Certified B Corporation Badge


A change of heart

21 October, 2022

A lot of things are uncertain at the moment – including, at the time of writing, the UK’s next Prime Minister. But with energy prices sky high, blackout warnings across Europe and a climate emergency on our hands, one thing is pretty sure: we’re going to need to reduce our energy consumption. And there are plenty of simple ways to do that.

Yet despite this seemingly obvious truth, the idea of a public behaviour change campaign on energy reduction has proved surprisingly controversial in recent weeks. A government-led energy saving campaign was reportedly vetoed by Liz Truss on the premise that the UK was not “a nanny state” – before being re-instated days later.

With so much hanging in the balance, we hope this is one commitment the government does not renegue on. Behaviour change campaigns can be an impactful and cost-effective way of shifting public and corporate consumption without the need for regulation or financial incentives. From organ donation to healthy eating, it is a proven approach for creating positive outcomes. As Claire Foges notes, the potential for simple changes to drive a reduction in energy consumption could save enormous amounts of taxpayers’ money that would otherwise be spent subsidising the excess. And that’s not even mentioning the urgent need we have to drive reduction from a climate change perspective. What’s the point of keeping office foyers lit up overnight and shop entrances sweltering whilst the threat of blackouts grows?  

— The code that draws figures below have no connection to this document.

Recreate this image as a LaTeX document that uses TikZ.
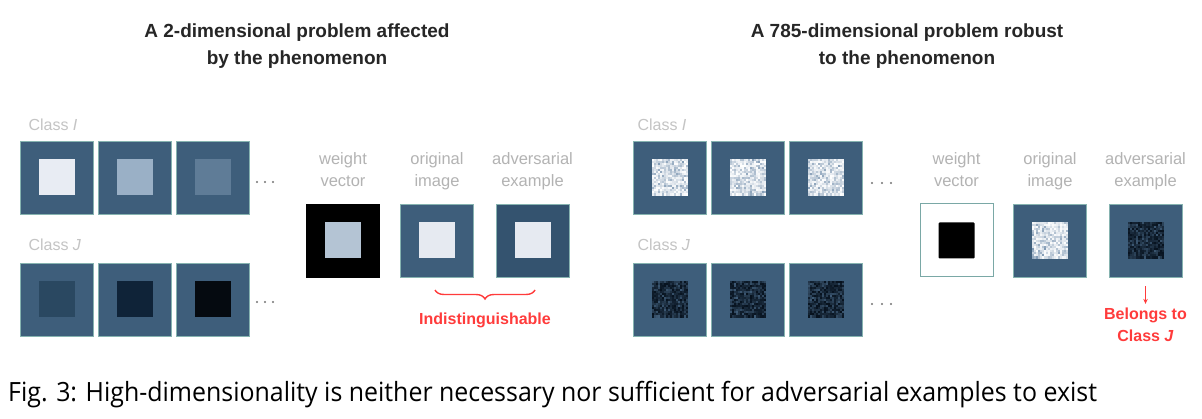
\documentclass[tikz,border=0pt]{standalone}
\usepackage{fontspec}
\setmainfont{Liberation Sans}
\newfontfamily\capfont{Open Sans}
\usepackage{tikz}
\usepackage{xcolor}
\usetikzlibrary{arrows.meta,positioning,decorations.pathreplacing}
\definecolor{boxblue}{HTML}{3E5E7B}
\definecolor{boxdark}{HTML}{34536F}
\definecolor{boxedge}{HTML}{86B3B0}
\definecolor{wedge}{HTML}{7AA8A6}
\definecolor{lbl}{HTML}{B3B3B3}
\definecolor{clbl}{HTML}{C4C4C4}
\definecolor{alert}{HTML}{FF3B3B}
\definecolor{noiseA}{HTML}{5F7FA0}
\definecolor{noiseB}{HTML}{06111D}
\definecolor{noiseC}{HTML}{5A7FA2}
\definecolor{gI1}{HTML}{E8ECF3}
\definecolor{gI2}{HTML}{9AB0C6}
\definecolor{gI3}{HTML}{5F7C97}
\definecolor{gJ1}{HTML}{2A4861}
\definecolor{gJ2}{HTML}{0F2338}
\definecolor{gJ3}{HTML}{050A10}
\definecolor{gwv}{HTML}{B4C4D4}
\definecolor{gorig}{HTML}{E6EAF1}

\tikzset{
  imgbox/.style={minimum size=73pt, inner sep=0pt, fill=boxblue, draw=boxedge, line width=0.8pt},
  patch/.style={minimum size=36pt, inner sep=0pt},
  lbltext/.style={text=lbl, font=\fontsize{16.5}{20}\selectfont, anchor=base},
  classlbl/.style={text=clbl, font=\fontsize{16}{20}\selectfont, anchor=base west},
  titletext/.style={text=black!85, font=\bfseries\fontsize{19}{24}\selectfont, anchor=base},
  redtext/.style={text=alert, font=\bfseries\fontsize{16}{20}\selectfont, anchor=base}
}

% random speckle inside a box
\newcommand{\speckle}[4]{%
  \begin{scope}[shift={(#1.center)}]
  \foreach \i in {0,...,17}{\foreach \j in {0,...,17}{
    \pgfmathtruncatemacro\mixval{#4+(100-#4)*sqrt(rnd)}
    \fill[#2!\mixval!#3] ({-18+2*\i},{-18+2*\j}) rectangle ++(2.1,2.1);
  }}
  \end{scope}}

\begin{document}
\begin{tikzpicture}[x=1pt,y=-1pt]
\useasboundingbox[fill=white] (0,0) rectangle (1202,419);
\pgfmathsetseed{4217}

% titles
\node[titletext] (lt1) at (297,38) {A 2-dimensional problem affected};
\node[titletext] (lt2) at (297,65) {by the phenomenon};
\node[titletext] (rt1) at (907,38) {A 785-dimensional problem robust};
\node[titletext] (rt2) at (907,65) {to the phenomenon};

%% left panel
\node[classlbl] (lcI) at (25,131) {Class \textit{I}};
\node[classlbl] (lcJ) at (25,251) {Class \textit{J}};
\node[imgbox] (lI1) at (56.5,177.5) {};
\node[imgbox] (lI2) at (135,177.5) {};
\node[imgbox] (lI3) at (213,177.5) {};
\node[imgbox] (lJ1) at (56.5,299.5) {};
\node[imgbox] (lJ2) at (135,299.5) {};
\node[imgbox] (lJ3) at (213,299.5) {};
\node[patch, fill=gI1] at (lI1) {};
\node[patch, fill=gI2] at (lI2) {};
\node[patch, fill=gI3] at (lI3) {};
\node[patch, fill=gJ1] at (lJ1) {};
\node[patch, fill=gJ2] at (lJ2) {};
\node[patch, fill=gJ3] at (lJ3) {};
\foreach \x in {257,265,273}{
  \fill[black!55] (\x,182) circle (1.1);
  \fill[black!55] (\x,302) circle (1.1);
}

\node[lbltext] (lw1) at (343,165) {weight};
\node[lbltext] (lw2) at (343,187) {vector};
\node[lbltext] (lo1) at (437,165) {original};
\node[lbltext] (lo2) at (437,187) {image};
\node[lbltext] (la1) at (532.5,165) {adversarial};
\node[lbltext] (la2) at (532.5,187) {example};
\node[imgbox, fill=black, draw=black] (lw) at (343,240.5) {};
\node[imgbox] (lo) at (437,240.5) {};
\node[imgbox, fill=boxdark] (la) at (532.5,240.5) {};
\node[patch, fill=gwv] at (lw) {};
\node[patch, fill=gorig] at (lo) {};
\node[patch, fill=gorig] at (la) {};
\coordinate (brL) at (435,290);
\coordinate (brR) at (535,290);
\draw[alert, line width=1.4pt, decorate, decoration={brace, mirror, amplitude=9pt}] (brL) -- (brR);
\node[redtext] (indist) at (485,325) {Indistinguishable};

%% right panel
\node[classlbl] (rcI) at (634,131) {Class \textit{I}};
\node[classlbl] (rcJ) at (634,251) {Class \textit{J}};
\node[imgbox] (rI1) at (669.5,177.5) {};
\node[imgbox] (rI2) at (748,177.5) {};
\node[imgbox] (rI3) at (825.5,177.5) {};
\node[imgbox] (rJ1) at (669.5,299.5) {};
\node[imgbox] (rJ2) at (748,299.5) {};
\node[imgbox] (rJ3) at (825.5,299.5) {};
\speckle{rI1}{white}{noiseA}{20}
\speckle{rI2}{white}{noiseA}{20}
\speckle{rI3}{white}{noiseA}{20}
\speckle{rJ1}{noiseB}{noiseC}{30}
\speckle{rJ2}{noiseB}{noiseC}{30}
\speckle{rJ3}{noiseB}{noiseC}{30}
\foreach \x in {872,882,891}{
  \fill[black!55] (\x,183) circle (1.1);
  \fill[black!55] (\x,304) circle (1.1);
}

\node[lbltext] (rw1) at (956.5,165) {weight};
\node[lbltext] (rw2) at (956.5,187) {vector};
\node[lbltext] (ro1) at (1050,165) {original};
\node[lbltext] (ro2) at (1050,187) {image};
\node[lbltext] (ra1) at (1145.5,165) {adversarial};
\node[lbltext] (ra2) at (1145.5,187) {example};
\node[imgbox, fill=white, draw=wedge, line width=1pt] (rw) at (956.5,240.5) {};
\node[imgbox] (ro) at (1050,240.5) {};
\node[imgbox] (ra) at (1145.5,240.5) {};
\node[patch, fill=black, rounded corners=1pt] at (rw) {};
\speckle{ro}{white}{noiseA}{20}
\speckle{ra}{noiseB}{noiseC}{30}
\node[redtext] (bel1) at (1145.5,320) {Belongs to};
\node[redtext] (bel2) at (1145.5,342) {Class \textit{J}};
\draw[alert, line width=1.1pt, -{Stealth[length=5pt,width=4.5pt]}, shorten <=9pt, shorten >=1pt] (ra.south) -- (bel1.north);

% caption
\node[anchor=base west, inner sep=0pt] (cap) at (8,402)
  {\scalebox{0.94}[1]{\capfont\fontsize{26.5}{30}\selectfont Fig. 3: High-dimensionality is neither necessary nor sufficient for adversarial examples to exist}};
\end{tikzpicture}
\end{document}
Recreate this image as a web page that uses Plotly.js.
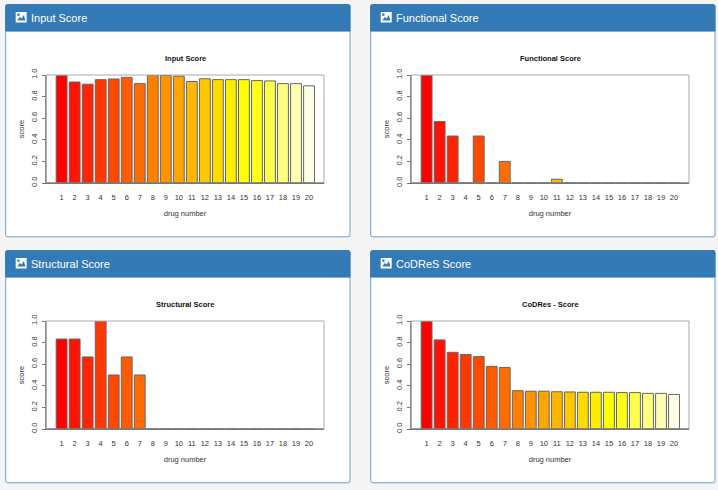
<!DOCTYPE html>
<html>
<head>
<meta charset="utf-8">
<script src="https://cdn.plot.ly/plotly-3.0.1.min.js"></script>
<style>html,body{margin:0;padding:0;background:#f5f5f5;overflow:hidden}#chart{width:718px;height:490px}</style>
</head>
<body>
<div id="chart"></div>
<script>
var drugNumbers = [1,2,3,4,5,6,7,8,9,10,11,12,13,14,15,16,17,18,19,20];
var inputScore = [0.995,0.935,0.915,0.957,0.963,0.978,0.92,1.0,0.995,0.99,0.94,0.965,0.957,0.957,0.957,0.948,0.945,0.92,0.92,0.90];
var functionalScore = [1.0,0.57,0.435,0,0.435,0,0.2,0,0,0,0.035,0,0,0,0,0,0,0,0,0];
var structuralScore = [0.833,0.833,0.667,1.0,0.5,0.667,0.5,0,0,0,0,0,0,0,0,0,0,0,0,0];
var codresScore = [1.0,0.825,0.71,0.69,0.67,0.58,0.57,0.355,0.35,0.35,0.345,0.343,0.34,0.34,0.34,0.337,0.337,0.33,0.33,0.32];
var heatColors = ['#FF0000','#FF1200','#FF2400','#FF3700','#FF4900','#FF5B00','#FF6D00','#FF8000','#FF9200','#FFA400','#FFB600','#FFC800','#FFDB00','#FFED00','#FFFF00','#FFFF1A','#FFFF4D','#FFFF80','#FFFFB3','#FFFFE6'];
var panelTitles = ['Input Score','Functional Score','Structural Score','CoDReS Score'];
var plotTitles = ['Input Score','Functional Score','Structural Score','CoDRes - Score'];
var panelScores = [inputScore, functionalScore, structuralScore, codresScore];
var yTickVals = [0,0.2,0.4,0.6,0.8,1];
var yTickText = ['0.0','0.2','0.4','0.6','0.8','1.0'];

var W = 718, H = 490, FONT = '"Liberation Sans", Arial, sans-serif';
function px(x){return x/W;}
function py(y){return 1-y/H;}
function rounded(x0,y0,x1,y1,r,tl,bl){
  var a = tl?r:0, b = bl?r:0;
  return 'M'+px(x0+a)+','+py(y0)+' L'+px(x1-a)+','+py(y0)+
    ' Q'+px(x1)+','+py(y0)+' '+px(x1)+','+py(y0+a)+
    ' L'+px(x1)+','+py(y1-b)+' Q'+px(x1)+','+py(y1)+' '+px(x1-b)+','+py(y1)+
    ' L'+px(x0+b)+','+py(y1)+' Q'+px(x0)+','+py(y1)+' '+px(x0)+','+py(y1-b)+
    ' L'+px(x0)+','+py(y0+a)+' Q'+px(x0)+','+py(y0)+' '+px(x0+a)+','+py(y0)+' Z';
}
var layout = {
  width:W, height:H, margin:{l:0,r:0,t:0,b:0}, showlegend:false, bargap:0.167,
  paper_bgcolor:'#f5f5f5', plot_bgcolor:'rgba(0,0,0,0)',
  font:{family:FONT,color:'#222',size:7.5}, shapes:[], annotations:[]
};
var traces = [];
var lefts = [5.7,370.7,5.7,370.7], tops = [4.5,4.5,250.5,250.5];
panelScores.forEach(function(scores,i){
  var L = lefts[i], T = tops[i], R = L+344.3, B = T+232.3, HB = T+26.6;
  var bx0 = L+40.3, bx1 = bx0+278, by0 = T+70.5, by1 = by0+108;
  var sfx = i===0?'':String(i+1);
  traces.push({type:'bar',x:drugNumbers,y:scores,xaxis:'x'+sfx,yaxis:'y'+sfx,
    marker:{color:heatColors,line:{color:'#666',width:1}},hoverinfo:'x+y'});
  layout['xaxis'+sfx] = {domain:[px(bx0),px(bx1)],anchor:'y'+sfx,range:[-0.198,21.15],
    tickmode:'array',tickvals:drugNumbers,ticktext:drugNumbers.map(String),tickangle:0,
    ticks:'outside',ticklen:7,tickcolor:'rgba(0,0,0,0)',showgrid:false,zeroline:false,
    showline:true,linecolor:'#666',linewidth:1,tickfont:{size:7.5,color:'#333'},
    title:{text:'drug number',standoff:9,font:{size:7.5,color:'#333'}}};
  layout['yaxis'+sfx] = {domain:[py(by1),py(by0)],anchor:'x'+sfx,range:[0,1],
    tickmode:'array',tickvals:yTickVals,ticktext:yTickText,tickangle:-90,ticklabelstandoff:2,
    ticks:'outside',ticklen:3,tickcolor:'#777',showgrid:false,zeroline:false,
    showline:true,linecolor:'#777',linewidth:1,tickfont:{size:7.5,color:'#333'},
    title:{text:'score',standoff:4,font:{size:7.5,color:'#333'}}};
  // panel body, then header
  layout.shapes.push({type:'path',xref:'paper',yref:'paper',layer:'below',path:rounded(L,T,R,B,2,true,true),
    fillcolor:'#ffffff',line:{color:'#6a9fd0',width:1}});
  layout.shapes.push({type:'path',xref:'paper',yref:'paper',layer:'below',path:rounded(L,T,R,HB,2,true,false),
    fillcolor:'#337ab7',line:{color:'#337ab7',width:1}});
  // picture glyph in header
  var ix = L+10, iy = T+7.5;
  layout.shapes.push({type:'rect',xref:'paper',yref:'paper',layer:'below',x0:px(ix),x1:px(ix+11),y0:py(iy),y1:py(iy+10.5),
    fillcolor:'#ffffff',line:{width:0}});
  layout.shapes.push({type:'path',xref:'paper',yref:'paper',layer:'below',
    path:'M'+px(ix+1.5)+','+py(iy+8.5)+' L'+px(ix+4)+','+py(iy+5)+' L'+px(ix+6)+','+py(iy+6.5)+' L'+px(ix+8)+','+py(iy+3)+' L'+px(ix+9.8)+','+py(iy+8.5)+' Z',
    fillcolor:'#337ab7',line:{width:0}});
  layout.shapes.push({type:'rect',xref:'paper',yref:'paper',layer:'below',x0:px(ix+1.5),x1:px(ix+3.8),y0:py(iy+1.5),y1:py(iy+3.8),
    fillcolor:'#337ab7',line:{width:0}});
  // light plot frame
  layout.shapes.push({type:'rect',xref:'paper',yref:'paper',layer:'above',x0:px(bx0),x1:px(bx1),y0:py(by1),y1:py(by0),
    fillcolor:'rgba(0,0,0,0)',line:{color:'#aaaaaa',width:1}});
  layout.shapes.push({type:'line',xref:'paper',yref:'paper',layer:'above',x0:px(bx0),x1:px(bx1),y0:py(by1),y1:py(by1),line:{color:'#666',width:1}});
  layout.shapes.push({type:'line',xref:'paper',yref:'paper',layer:'above',x0:px(bx0),x1:px(bx0),y0:py(by1),y1:py(by0),line:{color:'#888',width:1}});
  layout.annotations.push({xref:'paper',yref:'paper',x:px(L+23),y:py(T+13.2),xanchor:'left',yanchor:'middle',showarrow:false,
    text:panelTitles[i],font:{family:FONT,size:11,color:'#ffffff'}});
  layout.annotations.push({xref:'paper',yref:'paper',x:px((bx0+bx1)/2),y:py(T+53.7),xanchor:'center',yanchor:'middle',showarrow:false,
    text:'<b>'+plotTitles[i]+'</b>',font:{family:FONT,size:7.5,color:'#111'}});
});
Plotly.newPlot('chart',traces,layout,{displayModeBar:false,responsive:false});
</script>
</body>
</html>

If those who can take simple steps to reduce their energy consumption, everybody wins: the taxpayer, the individual, and the climate. And as the pandemic showed us, taking action together for a common goal can also help to bring communities closer together. 

Making behaviour change a political football is short-sighted. This is a tough time for everyone. We can’t afford to ignore tools that work in the name of ideology.